Material provided:

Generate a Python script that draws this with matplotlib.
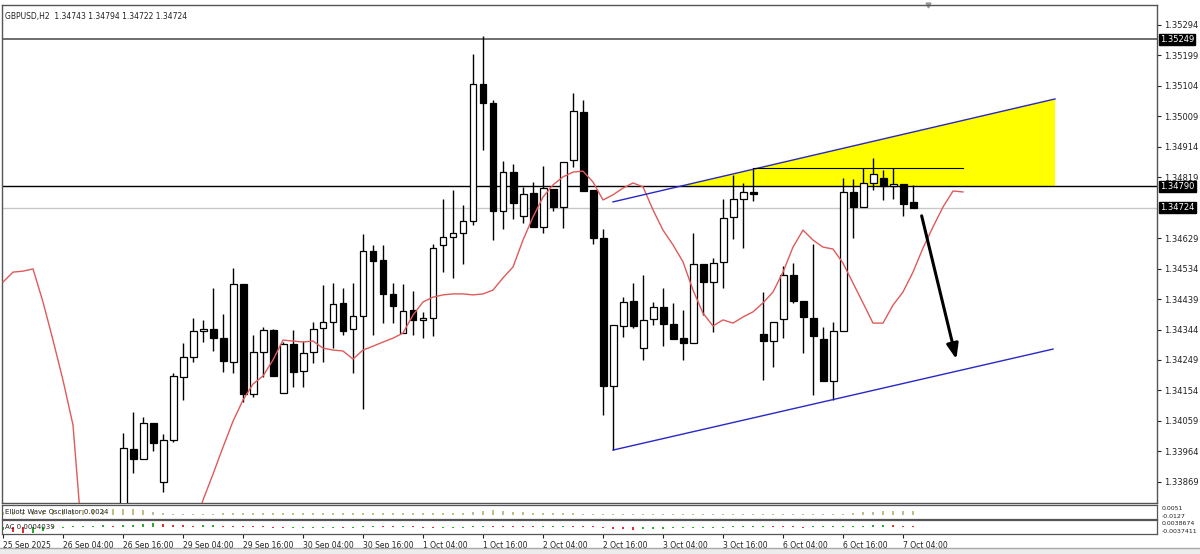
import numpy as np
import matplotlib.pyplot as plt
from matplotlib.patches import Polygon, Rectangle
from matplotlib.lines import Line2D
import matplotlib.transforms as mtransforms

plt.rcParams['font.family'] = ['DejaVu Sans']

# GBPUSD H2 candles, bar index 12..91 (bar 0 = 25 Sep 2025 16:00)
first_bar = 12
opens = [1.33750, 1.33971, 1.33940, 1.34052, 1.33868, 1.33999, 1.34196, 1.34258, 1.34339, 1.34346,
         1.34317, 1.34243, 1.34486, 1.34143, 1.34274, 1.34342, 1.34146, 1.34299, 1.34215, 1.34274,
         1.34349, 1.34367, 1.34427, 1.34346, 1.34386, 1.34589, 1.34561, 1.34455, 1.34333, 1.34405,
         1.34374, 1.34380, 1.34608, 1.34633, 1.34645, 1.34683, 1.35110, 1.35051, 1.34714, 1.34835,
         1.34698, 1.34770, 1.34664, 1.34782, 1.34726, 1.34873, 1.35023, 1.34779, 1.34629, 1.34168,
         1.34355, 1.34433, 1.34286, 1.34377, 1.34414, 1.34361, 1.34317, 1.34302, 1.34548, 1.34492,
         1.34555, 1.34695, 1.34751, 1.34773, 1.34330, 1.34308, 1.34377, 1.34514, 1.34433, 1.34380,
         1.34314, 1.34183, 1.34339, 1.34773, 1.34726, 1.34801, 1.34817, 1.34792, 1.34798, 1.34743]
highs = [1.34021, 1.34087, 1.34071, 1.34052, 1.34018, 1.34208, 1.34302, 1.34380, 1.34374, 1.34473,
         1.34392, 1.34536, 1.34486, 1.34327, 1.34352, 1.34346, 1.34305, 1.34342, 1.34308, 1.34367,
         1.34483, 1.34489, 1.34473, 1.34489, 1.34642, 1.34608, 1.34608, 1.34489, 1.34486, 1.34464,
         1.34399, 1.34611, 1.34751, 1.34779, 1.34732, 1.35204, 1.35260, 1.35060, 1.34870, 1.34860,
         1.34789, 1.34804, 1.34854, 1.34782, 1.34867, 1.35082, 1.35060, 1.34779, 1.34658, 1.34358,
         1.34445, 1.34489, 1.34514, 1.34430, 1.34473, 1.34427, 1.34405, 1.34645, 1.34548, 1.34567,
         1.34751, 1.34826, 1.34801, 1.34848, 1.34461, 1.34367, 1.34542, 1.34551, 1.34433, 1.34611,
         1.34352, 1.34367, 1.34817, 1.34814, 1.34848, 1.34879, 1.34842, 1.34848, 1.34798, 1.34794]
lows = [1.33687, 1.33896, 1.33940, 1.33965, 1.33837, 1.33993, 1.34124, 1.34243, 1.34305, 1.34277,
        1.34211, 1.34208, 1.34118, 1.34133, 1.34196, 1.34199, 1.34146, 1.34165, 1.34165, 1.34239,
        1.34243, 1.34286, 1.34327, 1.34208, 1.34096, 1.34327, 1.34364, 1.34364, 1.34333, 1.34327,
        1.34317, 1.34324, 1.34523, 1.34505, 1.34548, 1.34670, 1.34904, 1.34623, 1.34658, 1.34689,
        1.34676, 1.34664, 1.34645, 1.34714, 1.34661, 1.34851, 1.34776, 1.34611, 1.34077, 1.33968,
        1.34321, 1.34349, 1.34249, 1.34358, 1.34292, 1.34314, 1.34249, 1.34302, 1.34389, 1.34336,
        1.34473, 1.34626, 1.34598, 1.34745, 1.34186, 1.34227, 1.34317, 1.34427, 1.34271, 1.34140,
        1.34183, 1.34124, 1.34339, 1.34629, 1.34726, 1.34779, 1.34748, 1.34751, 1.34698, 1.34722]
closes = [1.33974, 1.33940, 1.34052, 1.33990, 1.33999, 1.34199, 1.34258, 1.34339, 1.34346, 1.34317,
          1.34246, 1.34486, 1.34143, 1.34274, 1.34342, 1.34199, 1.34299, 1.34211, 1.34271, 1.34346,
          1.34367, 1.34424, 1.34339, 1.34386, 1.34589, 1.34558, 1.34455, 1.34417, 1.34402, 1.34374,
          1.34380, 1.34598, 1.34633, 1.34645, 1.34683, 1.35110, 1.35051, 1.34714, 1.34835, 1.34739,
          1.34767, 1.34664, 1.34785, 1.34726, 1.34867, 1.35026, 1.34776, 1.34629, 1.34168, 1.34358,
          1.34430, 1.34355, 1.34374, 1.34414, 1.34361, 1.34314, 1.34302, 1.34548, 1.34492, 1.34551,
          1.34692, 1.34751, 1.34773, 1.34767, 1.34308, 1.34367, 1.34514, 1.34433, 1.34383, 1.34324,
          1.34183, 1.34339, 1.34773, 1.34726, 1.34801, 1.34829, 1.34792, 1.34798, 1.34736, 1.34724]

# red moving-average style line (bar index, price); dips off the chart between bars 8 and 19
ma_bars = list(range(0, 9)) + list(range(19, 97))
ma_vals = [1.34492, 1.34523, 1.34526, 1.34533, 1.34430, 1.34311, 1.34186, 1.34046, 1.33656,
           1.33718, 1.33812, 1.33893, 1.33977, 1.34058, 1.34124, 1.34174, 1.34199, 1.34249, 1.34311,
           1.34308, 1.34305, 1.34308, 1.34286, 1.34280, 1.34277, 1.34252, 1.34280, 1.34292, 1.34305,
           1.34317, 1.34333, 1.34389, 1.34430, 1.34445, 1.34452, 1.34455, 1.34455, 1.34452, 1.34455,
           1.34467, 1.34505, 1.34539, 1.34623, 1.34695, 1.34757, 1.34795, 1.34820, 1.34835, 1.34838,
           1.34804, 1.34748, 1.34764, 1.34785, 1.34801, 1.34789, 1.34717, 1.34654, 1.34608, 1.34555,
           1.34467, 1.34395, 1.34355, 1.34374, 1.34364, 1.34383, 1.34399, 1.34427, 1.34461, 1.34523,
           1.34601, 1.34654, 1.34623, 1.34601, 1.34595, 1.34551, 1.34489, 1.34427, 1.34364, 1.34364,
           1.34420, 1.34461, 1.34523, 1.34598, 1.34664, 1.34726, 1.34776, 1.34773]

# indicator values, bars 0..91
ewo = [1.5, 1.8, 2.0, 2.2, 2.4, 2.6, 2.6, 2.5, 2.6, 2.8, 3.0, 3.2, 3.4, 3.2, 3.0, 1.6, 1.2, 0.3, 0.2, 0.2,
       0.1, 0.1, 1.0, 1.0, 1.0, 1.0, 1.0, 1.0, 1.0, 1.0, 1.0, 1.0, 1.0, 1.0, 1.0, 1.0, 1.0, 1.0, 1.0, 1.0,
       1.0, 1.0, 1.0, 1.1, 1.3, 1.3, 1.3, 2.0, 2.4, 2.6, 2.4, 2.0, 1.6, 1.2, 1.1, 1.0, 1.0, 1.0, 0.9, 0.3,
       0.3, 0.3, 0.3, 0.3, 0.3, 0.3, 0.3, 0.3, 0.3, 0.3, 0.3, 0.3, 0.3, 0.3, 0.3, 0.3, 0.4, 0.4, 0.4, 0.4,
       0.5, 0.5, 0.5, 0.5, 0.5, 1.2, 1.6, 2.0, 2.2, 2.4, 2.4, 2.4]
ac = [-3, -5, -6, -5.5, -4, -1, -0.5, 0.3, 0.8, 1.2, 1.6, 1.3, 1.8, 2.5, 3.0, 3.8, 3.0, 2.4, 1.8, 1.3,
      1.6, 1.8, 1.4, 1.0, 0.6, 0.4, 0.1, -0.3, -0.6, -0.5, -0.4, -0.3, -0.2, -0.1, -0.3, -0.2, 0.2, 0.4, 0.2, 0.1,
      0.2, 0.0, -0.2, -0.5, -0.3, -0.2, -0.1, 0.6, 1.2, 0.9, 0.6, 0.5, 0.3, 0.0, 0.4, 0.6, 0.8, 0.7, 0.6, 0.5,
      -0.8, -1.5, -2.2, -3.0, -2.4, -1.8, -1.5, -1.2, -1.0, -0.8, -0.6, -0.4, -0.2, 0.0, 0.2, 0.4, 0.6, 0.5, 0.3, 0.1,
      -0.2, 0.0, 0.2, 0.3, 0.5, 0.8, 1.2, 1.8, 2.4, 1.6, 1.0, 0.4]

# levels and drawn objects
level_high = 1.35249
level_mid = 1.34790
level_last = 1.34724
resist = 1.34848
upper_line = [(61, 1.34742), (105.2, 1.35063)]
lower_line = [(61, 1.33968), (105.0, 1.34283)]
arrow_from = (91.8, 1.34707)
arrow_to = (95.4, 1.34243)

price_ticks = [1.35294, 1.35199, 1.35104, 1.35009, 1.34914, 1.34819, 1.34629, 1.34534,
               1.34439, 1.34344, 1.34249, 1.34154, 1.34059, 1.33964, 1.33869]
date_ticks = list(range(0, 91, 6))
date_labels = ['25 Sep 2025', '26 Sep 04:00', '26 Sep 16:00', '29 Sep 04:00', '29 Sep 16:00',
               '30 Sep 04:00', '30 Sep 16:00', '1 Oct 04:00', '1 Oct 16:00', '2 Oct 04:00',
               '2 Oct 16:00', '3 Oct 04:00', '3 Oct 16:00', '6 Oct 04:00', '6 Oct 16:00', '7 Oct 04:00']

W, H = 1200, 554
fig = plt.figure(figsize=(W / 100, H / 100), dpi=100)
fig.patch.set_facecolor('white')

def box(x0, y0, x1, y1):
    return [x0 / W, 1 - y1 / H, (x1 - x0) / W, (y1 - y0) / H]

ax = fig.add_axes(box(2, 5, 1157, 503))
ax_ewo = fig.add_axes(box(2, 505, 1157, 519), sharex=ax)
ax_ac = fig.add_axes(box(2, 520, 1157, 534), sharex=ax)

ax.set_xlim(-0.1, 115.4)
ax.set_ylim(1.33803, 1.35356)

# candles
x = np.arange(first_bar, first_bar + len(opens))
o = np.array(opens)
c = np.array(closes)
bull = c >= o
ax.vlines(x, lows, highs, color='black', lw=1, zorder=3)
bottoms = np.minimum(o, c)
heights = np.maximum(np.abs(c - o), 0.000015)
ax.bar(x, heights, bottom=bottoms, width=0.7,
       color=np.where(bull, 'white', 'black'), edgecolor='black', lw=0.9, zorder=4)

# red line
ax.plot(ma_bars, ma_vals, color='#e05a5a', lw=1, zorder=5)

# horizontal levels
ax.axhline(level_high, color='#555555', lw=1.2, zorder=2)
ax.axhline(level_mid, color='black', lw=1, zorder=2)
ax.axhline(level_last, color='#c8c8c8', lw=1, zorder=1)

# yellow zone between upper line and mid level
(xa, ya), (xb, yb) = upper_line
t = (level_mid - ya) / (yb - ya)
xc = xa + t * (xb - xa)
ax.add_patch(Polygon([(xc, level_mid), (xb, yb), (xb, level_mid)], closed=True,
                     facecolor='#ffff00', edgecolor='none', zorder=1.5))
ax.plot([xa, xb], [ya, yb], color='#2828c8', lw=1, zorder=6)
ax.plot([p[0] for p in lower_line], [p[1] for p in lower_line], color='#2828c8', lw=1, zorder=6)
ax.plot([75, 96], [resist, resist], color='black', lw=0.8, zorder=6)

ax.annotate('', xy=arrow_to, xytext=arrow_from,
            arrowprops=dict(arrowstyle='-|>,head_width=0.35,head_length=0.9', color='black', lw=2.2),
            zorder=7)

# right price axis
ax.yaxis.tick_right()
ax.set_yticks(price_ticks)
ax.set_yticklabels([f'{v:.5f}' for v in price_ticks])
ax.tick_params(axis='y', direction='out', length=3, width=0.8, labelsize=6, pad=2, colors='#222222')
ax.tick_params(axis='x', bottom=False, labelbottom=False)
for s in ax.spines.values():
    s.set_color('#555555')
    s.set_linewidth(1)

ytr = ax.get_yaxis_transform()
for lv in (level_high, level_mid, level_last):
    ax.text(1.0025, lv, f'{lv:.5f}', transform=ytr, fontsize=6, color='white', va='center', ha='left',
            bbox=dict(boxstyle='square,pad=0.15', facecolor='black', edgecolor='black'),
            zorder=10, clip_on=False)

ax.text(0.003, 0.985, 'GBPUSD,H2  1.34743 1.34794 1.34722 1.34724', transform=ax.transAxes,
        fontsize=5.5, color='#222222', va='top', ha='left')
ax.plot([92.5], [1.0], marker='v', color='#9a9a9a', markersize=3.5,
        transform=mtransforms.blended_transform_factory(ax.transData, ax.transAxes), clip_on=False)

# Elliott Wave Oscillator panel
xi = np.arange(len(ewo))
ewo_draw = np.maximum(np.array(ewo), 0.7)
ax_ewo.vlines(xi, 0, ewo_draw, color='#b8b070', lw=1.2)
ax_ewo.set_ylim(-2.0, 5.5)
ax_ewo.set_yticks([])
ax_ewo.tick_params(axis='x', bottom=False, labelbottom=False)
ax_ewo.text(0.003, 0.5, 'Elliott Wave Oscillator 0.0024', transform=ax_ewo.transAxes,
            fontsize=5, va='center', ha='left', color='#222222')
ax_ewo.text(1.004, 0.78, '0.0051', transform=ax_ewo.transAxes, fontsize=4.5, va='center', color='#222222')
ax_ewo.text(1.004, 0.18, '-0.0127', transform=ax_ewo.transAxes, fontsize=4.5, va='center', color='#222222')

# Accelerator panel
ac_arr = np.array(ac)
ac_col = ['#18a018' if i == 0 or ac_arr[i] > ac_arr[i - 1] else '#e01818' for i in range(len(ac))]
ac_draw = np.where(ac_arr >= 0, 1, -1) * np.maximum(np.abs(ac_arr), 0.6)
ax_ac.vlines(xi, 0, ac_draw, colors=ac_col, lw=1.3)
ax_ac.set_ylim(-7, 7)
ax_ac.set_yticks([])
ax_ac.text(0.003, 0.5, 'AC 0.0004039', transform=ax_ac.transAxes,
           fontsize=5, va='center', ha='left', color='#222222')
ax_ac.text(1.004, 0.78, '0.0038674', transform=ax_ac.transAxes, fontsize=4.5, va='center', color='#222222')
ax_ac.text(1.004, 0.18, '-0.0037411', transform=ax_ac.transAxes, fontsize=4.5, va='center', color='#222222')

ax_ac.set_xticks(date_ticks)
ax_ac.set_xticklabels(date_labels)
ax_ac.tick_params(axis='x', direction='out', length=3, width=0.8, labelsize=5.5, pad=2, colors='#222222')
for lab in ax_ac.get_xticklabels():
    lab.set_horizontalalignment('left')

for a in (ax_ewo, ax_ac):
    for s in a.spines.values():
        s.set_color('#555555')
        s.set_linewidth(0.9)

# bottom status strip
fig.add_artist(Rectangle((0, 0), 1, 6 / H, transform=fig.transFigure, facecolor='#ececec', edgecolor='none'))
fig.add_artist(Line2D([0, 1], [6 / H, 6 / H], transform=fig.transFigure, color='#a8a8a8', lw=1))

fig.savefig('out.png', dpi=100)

Exercise goal: Leave out the pictures and repeat exactly the lines from the start of the material through the line that contains "plt.rcParams['font.family'] = ['DejaVu Sans']", both included.

Solution below:
Generate a Python script that draws this with matplotlib.
import numpy as np
import matplotlib.pyplot as plt
from matplotlib.patches import Polygon, Rectangle
from matplotlib.lines import Line2D
import matplotlib.transforms as mtransforms

plt.rcParams['font.family'] = ['DejaVu Sans']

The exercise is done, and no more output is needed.